A community engagement manager who gives students a direct say over how her Arizona district spends tens of thousands of dollars.

An executive director of sustainability who helps her students channel their climate change anxiety into tangible action.

A director of family and social services whose experience growing up with a schizophrenic mother informs her empathetic—and effective—approach to absenteeism.

Those are just a few of the district leaders Education Week has recognized in recent years through its annual EdWeek Leaders To Learn From report. The next report will publish in February 2025, with nominations due September 9, 2024. (See below for the nomination form.)

Nominees must be school district leaders. Anyone—teacher, parent, community member, family member, business partner, nonprofit organization, student, vendor, and current or former colleague can submit a nomination.

In the past, the Education Week report has profiled a mix of district leaders, from superintendents and curriculum directors to arts supervisors and food service directors.

The next report will build on a more-than-decade-long tradition of shining a spotlight on some of the most innovative and effective ways leaders around the country are improving students’ academic achievement and well-being, smoothing the transition to college and careers, and bridging yawning equity gaps.

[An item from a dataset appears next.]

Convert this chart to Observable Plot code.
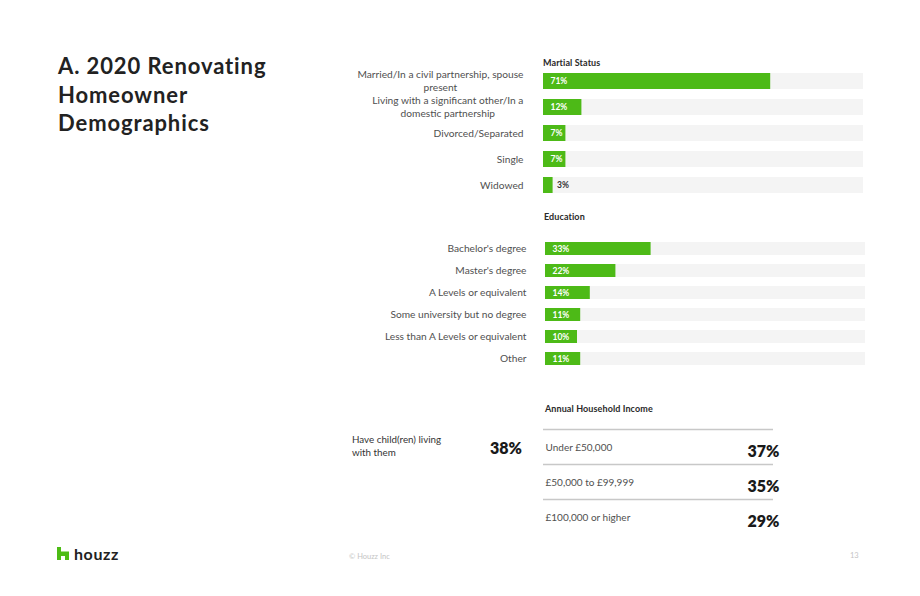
<!DOCTYPE html>
<html>
<head>
<meta charset="utf-8">
<script src="https://cdn.jsdelivr.net/npm/d3@7"></script>
<script src="https://cdn.jsdelivr.net/npm/@observablehq/plot@0.6"></script>
<style>
  html, body { margin: 0; padding: 0; background: #fff; }
  #page { position: relative; width: 920px; height: 596px; overflow: hidden; font-family: Lato, "Open Sans", sans-serif; color: #222; }
  .abs { position: absolute; }
  #title { left: 58px; top: 52px; font-size: 22px; font-weight: 700; line-height: 28.5px; color: #222; letter-spacing: 0.9px; }
  .section { font-size: 9px; font-weight: 700; color: #2a2a2a; letter-spacing: 0.1px; }
  #children-label { left: 352px; top: 433px; font-size: 9.8px; line-height: 13px; color: #333; }
  #children-value { left: 470px; width: 52px; text-align: right; top: 438px; font-size: 16px; font-weight: 800; color: #1a1a1a; }
  #logo { left: 57px; top: 544px; display: flex; align-items: center; gap: 5px; font-size: 16px; font-weight: 700; color: #222; letter-spacing: 0.6px; }
  #copyright { left: 349px; top: 552px; font-size: 7.5px; color: #c4c4c4; }
  #pagenum { left: 850px; top: 551px; font-size: 7.5px; color: #c4c4c4; }
  svg { position: absolute; }
</style>
</head>
<body>
<div id="page">
  <div id="title" class="abs">A. 2020 Renovating<br>Homeowner<br>Demographics</div>
  <div class="abs section" style="left:543px; top:57px;">Martial Status</div>
  <div class="abs section" style="left:544px; top:211px;">Education</div>
  <div class="abs section" style="left:545px; top:403px;">Annual Household Income</div>
  <div id="children-label" class="abs">Have child(ren) living<br>with them</div>
  <div id="children-value" class="abs"></div>
  <div id="logo" class="abs">
    <svg width="12" height="13" viewBox="0 0 12 13" style="position:static">
      <path d="M0 0H4V4.5H12V13H8V9H4V13H0Z" fill="#4dbc15"/>
    </svg>
    <span>houzz</span>
  </div>
  <div id="copyright" class="abs">© Houzz Inc</div>
  <div id="pagenum" class="abs">13</div>
</div>
<script>
// Marital status shares (%)
const maritalCategories = [
  "Married/In a civil partnership, spouse present",
  "Living with a significant other/In a domestic partnership",
  "Divorced/Separated",
  "Single",
  "Widowed"
];
const maritalLabels = [
  "Married/In a civil partnership, spouse\npresent",
  "Living with a significant other/In a\ndomestic partnership",
  "Divorced/Separated",
  "Single",
  "Widowed"
];
const maritalValues = [71, 12, 7, 7, 3];

// Education shares (%)
const educationCategories = [
  "Bachelor's degree",
  "Master's degree",
  "A Levels or equivalent",
  "Some university but no degree",
  "Less than A Levels or equivalent",
  "Other"
];
const educationValues = [33, 22, 14, 11, 10, 11];

// Annual household income shares (%)
const incomeBrackets = ["Under £50,000", "£50,000 to £99,999", "£100,000 or higher"];
const incomeValues = [37, 35, 29];

// Households with children living at home (%)
const childrenShare = 38;

const GREEN = "#4dba17";
const TRACK = "#f4f4f4";
const FONT = "Lato, 'Open Sans', sans-serif";
const LABEL_SIZE = 10.2;
const page = document.getElementById("page");

// width of the longest line of a label, so wrapped labels can be centred
// under their right-aligned first line
const measureCtx = document.createElement("canvas").getContext("2d");
function labelWidth(label) {
  measureCtx.font = `${LABEL_SIZE}px Lato, 'Open Sans', sans-serif`;
  return Math.max(...label.split("\n").map(s => measureCtx.measureText(s).width));
}

function barPanel({categories, labels, values, left, top, width, height, marginLeft, marginRight, paddingInner, labelGap}) {
  const rows = categories.map((c, i) => ({cat: c, label: labels[i], value: values[i]}));
  const single = rows.filter(d => !d.label.includes("\n"));
  const wrapped = rows.filter(d => d.label.includes("\n"));
  const chart = Plot.plot({
    width, height,
    marginLeft, marginRight, marginTop: 0, marginBottom: 0,
    style: {background: "transparent", fontFamily: FONT, overflow: "visible"},
    x: {domain: [0, 100], axis: null},
    y: {domain: categories, paddingInner, paddingOuter: 0, axis: null},
    marks: [
      Plot.barX(rows, {x: () => 100, y: "cat", fill: TRACK}),
      Plot.barX(rows, {x: "value", y: "cat", fill: GREEN}),
      Plot.text(single, {x: 0, y: "cat", text: "label", textAnchor: "end", dx: -labelGap,
        fontSize: LABEL_SIZE, fill: "#505050"}),
      ...wrapped.map(d => Plot.text([d], {x: 0, y: "cat", text: "label", textAnchor: "middle",
        dx: -labelGap - labelWidth(d.label) / 2, dy: -1, fontSize: LABEL_SIZE, fill: "#505050", lineHeight: 1.2})),
      Plot.text(rows.filter(d => d.value >= 5), {x: 0, y: "cat", text: d => d.value + "%", textAnchor: "start", dx: 7,
        fontSize: 8.5, fontWeight: 700, fill: "#fff"}),
      Plot.text(rows.filter(d => d.value < 5), {x: "value", y: "cat", text: d => d.value + "%", textAnchor: "start", dx: 4,
        fontSize: 8.5, fontWeight: 700, fill: "#333"})
    ]
  });
  chart.style.left = left + "px";
  chart.style.top = top + "px";
  page.appendChild(chart);
}

barPanel({
  categories: maritalCategories, labels: maritalLabels, values: maritalValues,
  left: 340, top: 71.5, width: 530, height: 121.5, marginLeft: 203, marginRight: 7,
  paddingInner: 0.39, labelGap: 20
});

barPanel({
  categories: educationCategories, labels: educationCategories, values: educationValues,
  left: 340, top: 242, width: 530, height: 123.5, marginLeft: 205, marginRight: 5,
  paddingInner: 0.39, labelGap: 19
});

// Income brackets: divider rule above each row, label left, share right
const incomeRows = incomeBrackets.map((b, i) => ({bracket: b, value: incomeValues[i]}));
const income = Plot.plot({
  width: 250, height: 126,
  marginLeft: 3, marginRight: 17, marginTop: 21, marginBottom: 0,
  style: {background: "transparent", fontFamily: FONT, overflow: "visible"},
  x: {axis: null},
  y: {type: "point", domain: incomeBrackets, padding: 0.5, axis: null},
  marks: [
    Plot.ruleY(incomeRows, {y: "bracket", dy: -20, stroke: "#c8c8c8", strokeWidth: 1.5}),
    Plot.text(incomeRows, {y: "bracket", text: "bracket", frameAnchor: "left", textAnchor: "start", dx: 2, dy: -1.5,
      fontSize: 10, fill: "#505050"}),
    Plot.text(incomeRows, {y: "bracket", text: d => d.value + "%", frameAnchor: "right", textAnchor: "end", dx: 6, dy: 2.5,
      fontSize: 16, fontWeight: 800, fill: "#1a1a1a"})
  ]
});
income.style.left = "540px";
income.style.top = "410px";
page.appendChild(income);

document.getElementById("children-value").textContent = childrenShare + "%";
</script>
</body>
</html>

‘Constantly searching for best practices’

John Kuhn, the superintendent of the Mineral Wells Independent school district in rural Texas, nominated Natalie Griffin for her work improving bilingual education, including recruiting and retaining bilingual teachers. Her efforts helped English learners perform on par with, or even better than, their peers who are not still learning English in core content areas like English language arts and math.

Before Griffin took over leadership of the district’s bilingual work, Kuhn said “we were just kind of going through the motions” when it came to that population. Kuhn let Griffin know he wanted these students to be a priority and “she just took my expectations and left me in the dust.”

Kuhn had been looking for ways to lift up her work but found “there’s not enough opportunities to pat people on the back in a meaningful way,” he said.

“As a small town [leader] you do all this hard work and blood, sweat, and tears and you know, you get a paycheck and you get people locally saying, ‘Hey, we like you. We appreciate what you do.’ But [EdWeek Leaders To Learn From is] just a level of attention and celebration” that leaders like Griffin “aren’t used to getting,” Kuhn said.

Terry Grier, a 2015 Leader to Learn From, has nominated two others: Andrew Houlihan and Ben Thigpen, both superintendents in North Carolina.

“It’s one of the premier recognition programs in the country,” Grier said, in part, because it offers takeaways for others. “As a leader, you should constantly be searching for best practices. It might not fit your district exactly the way that someone [has] done it somewhere else. But you might be able to modify it to where it helps you get great results.”